Digital, Analogue, Retro
8" Floppy Disk |
Anyway, I started out in the digital domain in the late Seventies while working at Birmingham University. I was a photographic technician in the department of Mechanical Engineering. From the then very analogue world of the darkroom, I ventured into the brand new Microcomputer Lab on the first floor. This was a small suite housing about a dozen recently-purchased Commodore PET's, lying pretty much unused as no-one had yet worked out why the Prof had splurged on all this kit, which at the time was still fairly rare in the outside world. I taught myself to code in that room at lunchtimes, something I would return to a couple of lives and career-changes hence.

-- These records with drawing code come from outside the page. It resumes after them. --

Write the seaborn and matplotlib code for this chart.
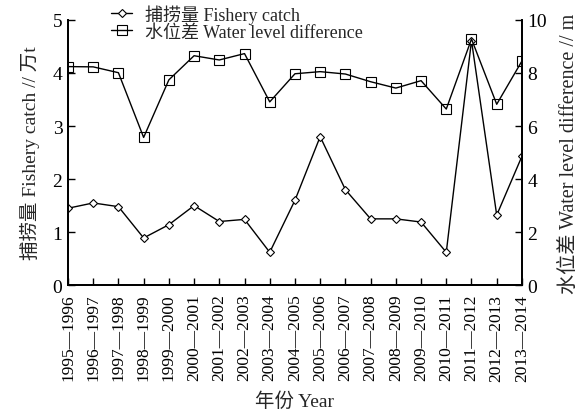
import matplotlib
matplotlib.use("Agg")
import matplotlib.pyplot as plt
import seaborn as sns
import pandas as pd

years = ["1995—1996", "1996—1997", "1997—1998", "1998—1999", "1999—2000",
         "2000—2001", "2001—2002", "2002—2003", "2003—2004", "2004—2005",
         "2005—2006", "2006—2007", "2007—2008", "2008—2009", "2009—2010",
         "2010—2011", "2011—2012", "2012—2013", "2013—2014"]
fishery_catch = [1.45, 1.55, 1.48, 0.89, 1.14, 1.50, 1.20, 1.24, 0.62, 1.60,
                 2.80, 1.80, 1.25, 1.25, 1.19, 0.62, 4.61, 1.32, 2.43]
water_level = [8.24, 8.23, 8.01, 5.57, 7.74, 8.65, 8.49, 8.73, 6.91, 7.97,
               8.05, 7.96, 7.67, 7.43, 7.71, 6.64, 9.28, 6.82, 8.45]

sns.set_style("ticks")
plt.rcParams['font.family'] = ['Liberation Serif', 'Noto Sans CJK SC']
plt.rcParams['axes.unicode_minus'] = False

df = pd.DataFrame({"idx": range(len(years)), "catch": fishery_catch, "water": water_level})

fig = plt.figure(figsize=(5.82, 4.10), dpi=100)
ax = fig.add_axes([0.1168, 0.302, 0.780, 0.647])
ax2 = ax.twinx()

sns.lineplot(data=df, x="idx", y="catch", ax=ax, color="black", lw=1.0,
             marker="D", markersize=4.3, markerfacecolor="white",
             markeredgecolor="black", markeredgewidth=0.8,
             label="捕捞量 Fishery catch", legend=False)
sns.lineplot(data=df, x="idx", y="water", ax=ax2, color="black", lw=1.0,
             marker="s", markersize=6.5, markerfacecolor="none",
             markeredgecolor="black", markeredgewidth=0.8,
             label="水位差 Water level difference", legend=False)

ax.set_xlim(0, len(years) - 1)
ax.set_ylim(0, 5)
ax2.set_ylim(0, 10)
ax.set_xticks(range(len(years)))
ax.set_xticklabels(years, rotation=90)
ax.set_yticks([0, 1, 2, 3, 4, 5])
ax2.set_yticks([0, 2, 4, 6, 8, 10])
for a in (ax, ax2):
    a.tick_params(direction="in", length=5, width=1, labelsize=14, colors="black", pad=4)
    for s in a.spines.values():
        s.set_linewidth(1.3)
        s.set_color("black")
    a.spines['top'].set_visible(False)
ax.tick_params(axis='x', labelsize=12.5, pad=6)

ax.set_xlabel("年份 Year", fontsize=14, labelpad=8)
ax.set_ylabel("捕捞量 Fishery catch // 万t", fontsize=14, labelpad=9)
ax2.set_ylabel("水位差 Water level difference // m", fontsize=14.5, labelpad=9)

h1, l1 = ax.get_legend_handles_labels()
h2, l2 = ax2.get_legend_handles_labels()
fig.legend(h1 + h2, l1 + l2, loc="upper left", bbox_to_anchor=(0.178, 1.005),
           frameon=False, fontsize=13, handlelength=1.2, labelspacing=0.0,
           handletextpad=0.7, borderaxespad=0)

fig.savefig("out.png", dpi=100)
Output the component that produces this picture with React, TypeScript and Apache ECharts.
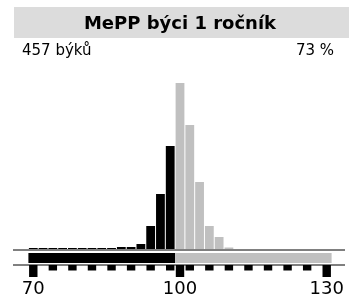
import React, { useEffect, useRef } from "react";
import * as echarts from "echarts";

const titleText = "MePP býci 1 ročník";
const countText = "457 býků";
const percentText = "73 %";

const categories = [
  "70", "72", "74", "76", "78", "80", "82", "84", "86", "88", "90", "92", "94", "96", "98",
  "100", "102", "104", "106", "108", "110", "112", "114", "116", "118", "120", "122", "124", "126", "128", "130",
];
const counts = [
  1, 1, 1, 1, 1, 1, 1, 1, 1, 2, 2, 5, 23, 55, 103,
  166, 124, 67, 23, 12, 1.5, 0, 0, 0, 0, 0, 0, 0, 0, 0, 0,
];
const splitValue = 100;
const rangeMin = 69;
const rangeSplit = 99;
const rangeMax = 131;
const minorTicks = ["70", "74", "78", "82", "86", "90", "94", "98", "102", "106", "110", "114", "118", "122", "126", "130"];
const majorTicks = ["70", "100", "130"];

const BLACK = "#000000";
const GRAY = "#c0c0c0";
const FONT = "DejaVu Sans";

export default function App() {
  const ref = useRef<HTMLDivElement>(null);
  useEffect(() => {
    if (!ref.current) return;
    const chart = echarts.init(ref.current, undefined, { renderer: "svg" });
    const sideColor = (c: string) => (Number(c) < splitValue ? BLACK : GRAY);
    const gridLeft = 28.4;
    const gridWidth = 303.2;
    const tickData = categories.map((c) =>
      majorTicks.includes(c) ? 12 : minorTicks.includes(c) ? 5.5 : 0
    );
    chart.setOption({
      animation: false,
      grid: [
        { left: gridLeft, width: gridWidth, top: 70, height: 179 },
        { left: gridLeft, width: gridWidth, top: 253, height: 10 },
        { left: gridLeft, width: gridWidth, top: 265, height: 12 },
      ],
      xAxis: [
        { type: "category", gridIndex: 0, data: categories, show: false },
        { type: "value", gridIndex: 1, min: rangeMin, max: rangeMax, show: false },
        {
          type: "category",
          gridIndex: 2,
          data: categories,
          axisLine: { show: false },
          axisTick: { show: false },
          splitLine: { show: false },
          axisLabel: {
            show: true,
            interval: (_idx: number, v: string) => majorTicks.includes(v),
            fontFamily: FONT,
            fontSize: 18,
            color: "#000",
            margin: 1,
          },
        },
      ],
      yAxis: [
        { type: "value", gridIndex: 0, min: 0, max: 179, show: false },
        { type: "category", gridIndex: 1, data: ["band"], show: false },
        { type: "value", gridIndex: 2, min: 0, max: 12, inverse: true, show: false },
      ],
      series: [
        {
          type: "bar",
          xAxisIndex: 0,
          yAxisIndex: 0,
          barCategoryGap: "10%",
          data: counts.map((v, i) => ({ value: v, itemStyle: { color: sideColor(categories[i]) } })),
        },
        {
          type: "bar",
          xAxisIndex: 1,
          yAxisIndex: 1,
          stack: "band",
          barWidth: "100%",
          itemStyle: { color: BLACK },
          data: [rangeSplit],
        },
        {
          type: "bar",
          xAxisIndex: 1,
          yAxisIndex: 1,
          stack: "band",
          barWidth: "100%",
          itemStyle: { color: GRAY },
          data: [rangeMax - rangeSplit],
        },
        {
          type: "bar",
          xAxisIndex: 2,
          yAxisIndex: 2,
          barCategoryGap: "14%",
          itemStyle: { color: BLACK },
          data: tickData,
        },
      ],
      graphic: [
        { type: "rect", shape: { x: 14, y: 7, width: 335, height: 31 }, style: { fill: "#dcdcdc" } },
        {
          type: "text",
          x: 180,
          y: 22,
          style: { text: titleText, fontFamily: FONT, fontWeight: "bold", fontSize: 18, fill: "#000", align: "center", verticalAlign: "middle" },
        },
        {
          type: "text",
          x: 22,
          y: 50,
          style: { text: countText, fontFamily: FONT, fontSize: 15, fill: "#000", align: "left", verticalAlign: "middle" },
        },
        {
          type: "text",
          x: 334,
          y: 50,
          style: { text: percentText, fontFamily: FONT, fontSize: 15, fill: "#000", align: "right", verticalAlign: "middle" },
        },
        { type: "line", shape: { x1: 13, y1: 250, x2: 345, y2: 250 }, style: { stroke: BLACK, lineWidth: 1 } },
        { type: "line", shape: { x1: 13, y1: 265, x2: 345, y2: 265 }, style: { stroke: BLACK, lineWidth: 1 } },
      ],
    });
    return () => chart.dispose();
  }, []);
  return <div ref={ref} style={{ position: "fixed", left: 0, top: 0, width: 349, height: 300 }} />;
}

Imagine for minute a world where no-one, except for a very few in academia or the tech business would have any access to computers at any time, let alone own one. A time when the Internet was known only to the Military & a small number of civilian institutions, as I referred to in a previous post. A time without a supercomputer/HD video-camera/telephone/GPS device in most back pockets. A time when software and media content weren't streamed to talking devices and televisions in most living rooms. A time when software was loaded into the machines of the time on 8" Floppy Disks - or Diskettes as they were often known, when entire operating systems occupied a few tens of kilobytes, rather than tens of gigabytes.
Alongside those who have returned to analogue tech to get or produce their music or art, there is a widespread movement of retro-digitalists out there, resurrecting older digital technologies. This is not just nostalgia, although that does figure, but has a serious side - a few enthusiasts are making a business out of the need to extract otherwise inaccessible data.
Unlike most analogue stuff, which can still be accessed and used relatively easily with a bit of application and some kit, a large number of digital file formats have been rendered effectively obsolete and unusable by changes in the hardware that we use. As I've posted elsewhere I have found photographic negatives from sixty years ago that I can easily extract usable images from, where I've got digital disks in a large number of physical formats in a large number of digital file formats, for a large number of operating systems - all obsolete and effectively unusable and all less than thirty years old. We are still reading books many hundreds of years old.
It's fortunate that there are people out there who don't simply consume the latest tech blindly as it emerges and then bin the old stuff unquestioningly - very significant stuff gets lost this way: imagine your entire life's work as a photographer or writer or whatever; your family memories, anything you can imagine that's irreplaceable - rendered unusable or worse still, gone forever. In the digital domain, that is always an imminent possibility, analogue stuff at least needs physically destroying to make it so. So think twice before mocking the retro-loving geeks who might just be able to rescue your lost stuff.